© Nathanaël Mergui/Mutualité française
© Nathanaël Mergui/Mutualité française

L’Anses tire la sonnette d’alarme sur la silice

par Rozenn Le Saint François Desriaux / 22 mai 2019


L’avis rendu public ce 22 mai par l’Anses à propos des expositions professionnelles à la silice cristalline est sans appel : il est urgent de renforcer les dispositions de prévention réglementaires et d’améliorer la réparation des maladies professionnelles.
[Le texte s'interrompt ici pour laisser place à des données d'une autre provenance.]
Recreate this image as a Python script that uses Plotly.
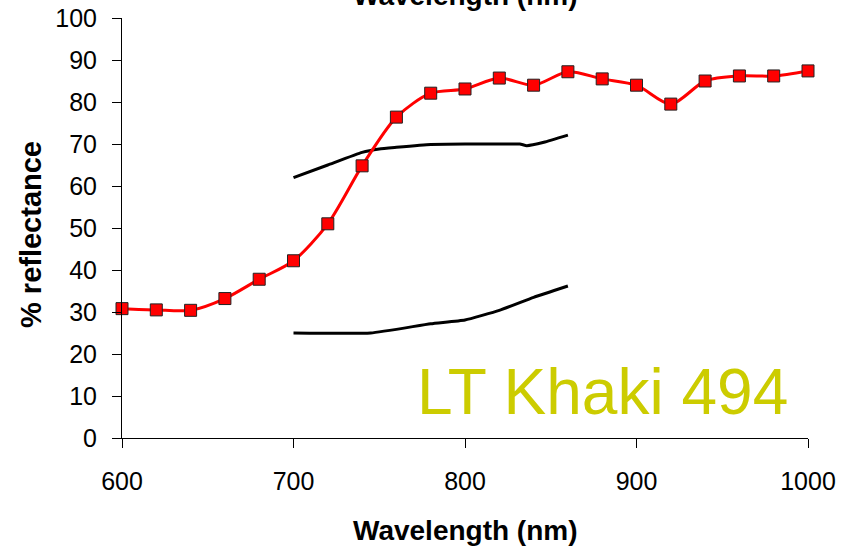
import plotly.graph_objects as go

# Measured sample (red)
wavelength = [600, 620, 640, 660, 680, 700, 720, 740, 760, 780, 800, 820, 840, 860, 880, 900, 920, 940, 960, 980, 1000]
reflectance = [30.8, 30.5, 30.4, 33.2, 37.8, 42.2, 51.0, 64.8, 76.4, 82.1, 83.1, 85.7, 84.0, 87.2, 85.5, 84.0, 79.5, 85.0, 86.2, 86.2, 87.4]

# Upper specification limit (black)
upper_x = [700, 720, 740, 750, 760, 780, 800, 820, 832, 836, 846, 860]
upper_y = [62.0, 65.0, 68.0, 68.8, 69.2, 69.9, 70.0, 70.0, 70.0, 69.6, 70.4, 72.1]

# Lower specification limit (black)
lower_x = [700, 745, 780, 800, 820, 840, 860]
lower_y = [25.0, 25.0, 27.2, 28.1, 30.4, 33.5, 36.2]

x_ticks = [600, 700, 800, 900, 1000]
y_ticks = [0, 10, 20, 30, 40, 50, 60, 70, 80, 90, 100]

label_text = "LT Khaki 494"
axis_title = "Wavelength (nm)"
y_title = "% reflectance"

FONT = "Liberation Sans, Arial, sans-serif"

fig = go.Figure()
fig.add_trace(go.Scatter(x=upper_x, y=upper_y, mode="lines",
                         line=dict(color="black", width=3, shape="spline", smoothing=0.4),
                         showlegend=False, hoverinfo="skip"))
fig.add_trace(go.Scatter(x=lower_x, y=lower_y, mode="lines",
                         line=dict(color="black", width=3, shape="spline", smoothing=0.4),
                         showlegend=False, hoverinfo="skip"))
fig.add_trace(go.Scatter(x=wavelength, y=reflectance, mode="lines+markers",
                         line=dict(color="#ff0000", width=3, shape="spline", smoothing=0.8),
                         marker=dict(symbol="square", size=12, color="#ff0000",
                                     line=dict(color="#222222", width=1)),
                         cliponaxis=False, showlegend=False))

pw, ph = 850 - 122 - 42, 546 - 18 - 108

fig.update_layout(
    template="none",
    width=850, height=546,
    margin=dict(l=122, r=42, t=18, b=108, autoexpand=False),
    paper_bgcolor="white", plot_bgcolor="white",
    font=dict(family=FONT, color="black", size=25),
    xaxis=dict(range=[600, 1000], tickvals=x_ticks, ticks="outside", ticklen=9,
               tickcolor="black", showline=True, linecolor="black", linewidth=1,
               showgrid=False, zeroline=False, ticklabelstandoff=12, automargin=False,
               tickfont=dict(size=25, family=FONT)),
    yaxis=dict(range=[0, 100], tickvals=y_ticks, ticks="outside", ticklen=9,
               tickcolor="black", showline=True, linecolor="black", linewidth=1,
               showgrid=False, zeroline=False, ticklabelstandoff=10, automargin=False,
               tickfont=dict(size=25, family=FONT)),
    annotations=[
        dict(text=label_text, x=880, y=11, xref="x", yref="y", showarrow=False,
             font=dict(size=64, color="#cccc00", family=FONT), xanchor="center", yanchor="middle"),
        dict(text="<b>" + axis_title + "</b>", x=0.5, y=(438 - 530) / ph, xref="paper", yref="paper",
             showarrow=False, font=dict(size=28, family=FONT), xanchor="center", yanchor="middle"),
        dict(text="<b>" + axis_title + "</b>", x=0.5, y=1.0, xref="paper", yref="paper",
             yshift=5, showarrow=False, font=dict(size=28, family=FONT),
             xanchor="center", yanchor="bottom"),
        dict(text="<b>" + y_title + "</b>", x=(31 - 122) / pw, y=(438 - 235) / ph,
             xref="paper", yref="paper",
             showarrow=False, textangle=-90, font=dict(size=29, family=FONT),
             xanchor="center", yanchor="middle"),
    ],
)

fig.write_html("out.html")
« Au regard des niveaux d’exposition observés actuellement en France, et des excès de risque disponibles dans la littérature, l’existence d’un risque sanitaire particulièrement élevé (supérieur à 1 pour 1000) pour la population professionnelle exposée à la silice cristalline est confirmé. La valeur actuelle de la VLEP-8h [valeur limite d’exposition professionnelle sur 8 heures, NDLR] de 0,1 mg/m3 n’est pas suffisamment protectrice. » La conclusion de l’avis de l’Agence nationale de sécurité sanitaire (Anses) rendu public ce mercredi 22 mai est sans ambiguïté. Et les auteurs ont tenu à préciser, dans une note de bas de page, que le risque sanitaire observé était « de 10 à 100 fois supérieur aux valeurs classiquement utilisées pour la gestion d’un risque ». Une façon de mettre en évidence l’urgence des mesures de prévention face à un niveau de risque élevé.
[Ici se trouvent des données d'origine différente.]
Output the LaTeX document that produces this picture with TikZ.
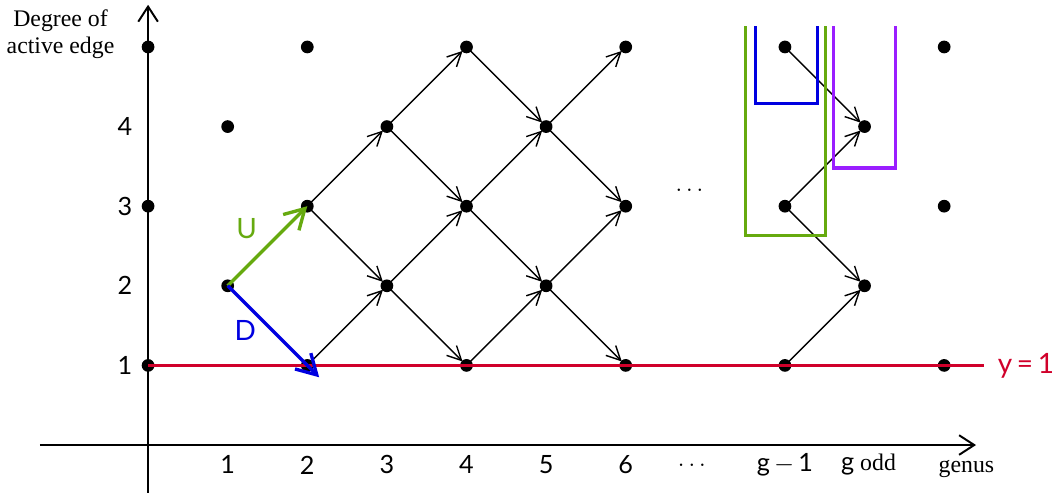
\documentclass[tikz,border=0pt]{standalone}
\usepackage{fontspec}
\setmainfont{Liberation Serif}
\newfontfamily\numfont{Lato}
\usepackage{xcolor}
\usepackage{tikz}
\usetikzlibrary{arrows.meta}
\definecolor{upgreen}{HTML}{66AA0F}
\definecolor{downblue}{HTML}{0000E0}
\definecolor{boxpurple}{HTML}{9A1EFF}
\definecolor{lowred}{HTML}{D0002A}

\begin{document}
\begin{tikzpicture}[font=\fontsize{8.5}{9.5}\selectfont,
    axis/.style={line width=0.7pt,-{Straight Barb[length=5.4pt,width=7pt]}},
    move/.style={line width=0.5pt,-{Straight Barb[length=5pt,width=5pt]},shorten >=2pt},
    stepmove/.style={line width=1.2pt,-{Straight Barb[length=7pt,width=8pt]}},
    openbox/.style={line width=1.1pt},
    num/.style={font=\fontsize{9}{10}\selectfont\numfont}]
  \useasboundingbox (-1.86,-0.64) rectangle (11.43,5.59);
  % axes
  \coordinate (xstart) at (-1.36,0);
  \coordinate (xend) at (10.4,0);
  \coordinate (ystart) at (0,-0.6);
  \coordinate (yend) at (0,5.53);
  \draw[axis] (xstart) -- (xend);
  \draw[axis] (ystart) -- (yend);
  \node[align=center] (ylabel) at (-1.1,5.16) {Degree of\\active edge};
  \foreach \y in {1,...,4}
    \node[num] (yl\y) at (-0.29,\y) {\y};
  \foreach \x in {1,...,6}
    \node[num] (xl\x) at (\x,-0.25) {\x};
  \node (xldots) at (6.83,-0.25) {$\dots$};
  \node[num] (xlg) at (8,-0.25) {g\,$-$\,1};
  \node (xlodd) at (9.05,-0.25) {{\numfont\fontsize{9}{10}\selectfont g} odd};
  \node (xlgenus) at (10.28,-0.3) {genus};
  % lattice points
  \foreach \x/\y in {0/1,0/3,0/5,1/2,1/4,2/1,2/3,2/5,3/2,3/4,4/1,4/3,4/5,5/2,5/4,
      6/1,6/3,6/5,8/1,8/3,8/5,9/2,9/4,10/1,10/3,10/5}{
    \coordinate (p\x-\y) at (\x,\y);
    \fill (p\x-\y) circle (0.08);
  }
  \node (middots) at (6.8,3.2) {$\dots$};
  % moves
  \foreach \x/\y [evaluate=\x as \nx using int(\x+1), evaluate=\y as \uy using int(\y+1)]
      in {2/1,3/2,4/3,5/4,2/3,3/4,4/1,5/2,8/1,8/3}
    \draw[move] (p\x-\y) -- (p\nx-\uy);
  \foreach \x/\y [evaluate=\x as \nx using int(\x+1), evaluate=\y as \dy using int(\y-1)]
      in {2/3,3/2,3/4,4/3,5/2,4/5,5/4,8/5,8/3}
    \draw[move] (p\x-\y) -- (p\nx-\dy);
  % y = 1
  \coordinate (redend) at (10.5,1);
  \draw[lowred,line width=1.3pt] (p0-1) -- (redend);
  \node[num,lowred,anchor=west,font=\fontsize{10}{11}\selectfont\numfont] (redlabel) at (10.55,1) {y\,=\,1};
  % steps
  \draw[stepmove,upgreen] (p1-2) -- (p2-3);
  \draw[stepmove,downblue,shorten >=-6pt] (p1-2) -- (p2-1);
  \node[num,upgreen,font=\fontsize{10}{11}\selectfont\numfont] (ulabel) at (1.24,2.72) {U};
  \node[num,downblue,font=\fontsize{10}{11}\selectfont\numfont] (dlabel) at (1.22,1.44) {D};
  % boxes
  \draw[openbox,upgreen] (7.50,5.26) |- (8.51,2.63) -- (8.51,5.26);
  \draw[openbox,downblue] (7.63,5.26) |- (8.41,4.29) -- (8.41,5.26);
  \draw[openbox,boxpurple] (8.61,5.26) |- (9.39,3.48) -- (9.39,5.26);
\end{tikzpicture}
\end{document}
365 000 travailleurs exposés

Le risque est d’autant plus sérieux que la population exposée est importante, comme le soulignent les experts réunis par l’Anses. Si les dernières mines de charbon, grands pourvoyeurs de la sinistre silicose, ont fermé depuis une bonne quinzaine d’années, la silice industrielle ainsi que les matières minérales et matériaux contenant de la silice cristalline sont utilisés en tant que matière première, additif ou auxiliaire technologique, avec ou sans transformation, dans une multitude d’applications : verrerie, fonderie, chimie, caoutchoucs, peintures, construction avec bétons, parements funéraires, etc. Au total, l’Agence recense pas moins de 365 000 salariés exposés à la silice cristalline, en particulier au quartz. Et elle estime qu’entre 23 000 et 30 000 travailleurs sont exposés à des niveaux excédant la VLEP actuellement en vigueur.
En outre, on sait maintenant que la silicose et le cancer bronchopulmonaire ne sont pas les seules pathologies induites par une exposition chronique à la silice, qui est classée comme substance cancérogène avérée pour l’homme par le Centre international de recherche sur le cancer (Circ). L’expertise de l’Anses confirme une association significative entre une exposition à la silice cristalline et le risque de développer une maladie auto-immune comme la sclérodermie systémique, le lupus systémique et la polyarthrite rhumatoïde. L’avis signale aussi l’augmentation du risque de développer des pathologies respiratoires non malignes autres que la silicose, telles que la bronchopneumopathie chronique obstructive (BPCO), l’emphysème et la tuberculose.

Abaisser la VLEP

Pourtant, en France, la silice reste pour l’heure simplement considérée comme agent chimique dangereux et non pas comme un CMR (cancérogène, mutagène et reprotoxique) pour laquelle la réglementation est plus exigeante. D’où l’appel de l’Anses à transposer en droit français, « dans les meilleurs délais », la directive européenne du 12 décembre 2017, qui établit le caractère cancérogène des travaux exposant à la poussière de silice cristalline.
Les experts préconisent également d’abaisser la VLEP sur 8 heures et de revoir les méthodes de mesure de l’exposition. Ils conseillent de réaliser cette mesure directement par prélèvement atmosphérique, plutôt que dans les matériaux bruts ou « à partir des résultats de mesures en poussières alvéolaires sans effet spécifique » telles que définies par la réglementation.

Réviser le tableau de maladies professionnelles

Pour l’Anses, il apparaît indispensable « de généraliser la mise en place de mesures de prévention telles que le travail à l’humide et/ou le captage à la source en vérifiant systématiquement au préalable leur efficacité en fonction des outils et techniques utilisés, y compris dans les chantiers mobiles ». Plus globalement, l’Agence suggère d’améliorer la sensibilisation dans les secteurs traditionnellement à risque, comme l’extraction et le BTP, mais aussi dans ceux liés au taillage des pierres artificielles, où le danger est moins connu.
Par ailleurs, les experts plaident en faveur d’une révision du tableau de maladies professionnelles n° 25. Ils recommandent notamment de permettre la réparation du cancer bronchopulmonaire comme pathologie indépendante, et non comme une complication de la silicose. Ce qui constituerait une avancée majeure.
Enfin, l’Anses insiste sur la nécessité d’améliorer le suivi médical des salariés exposés ou ayant été exposés et de faire évoluer le diagnostic et le dépistage des pathologies induites par ce polluant.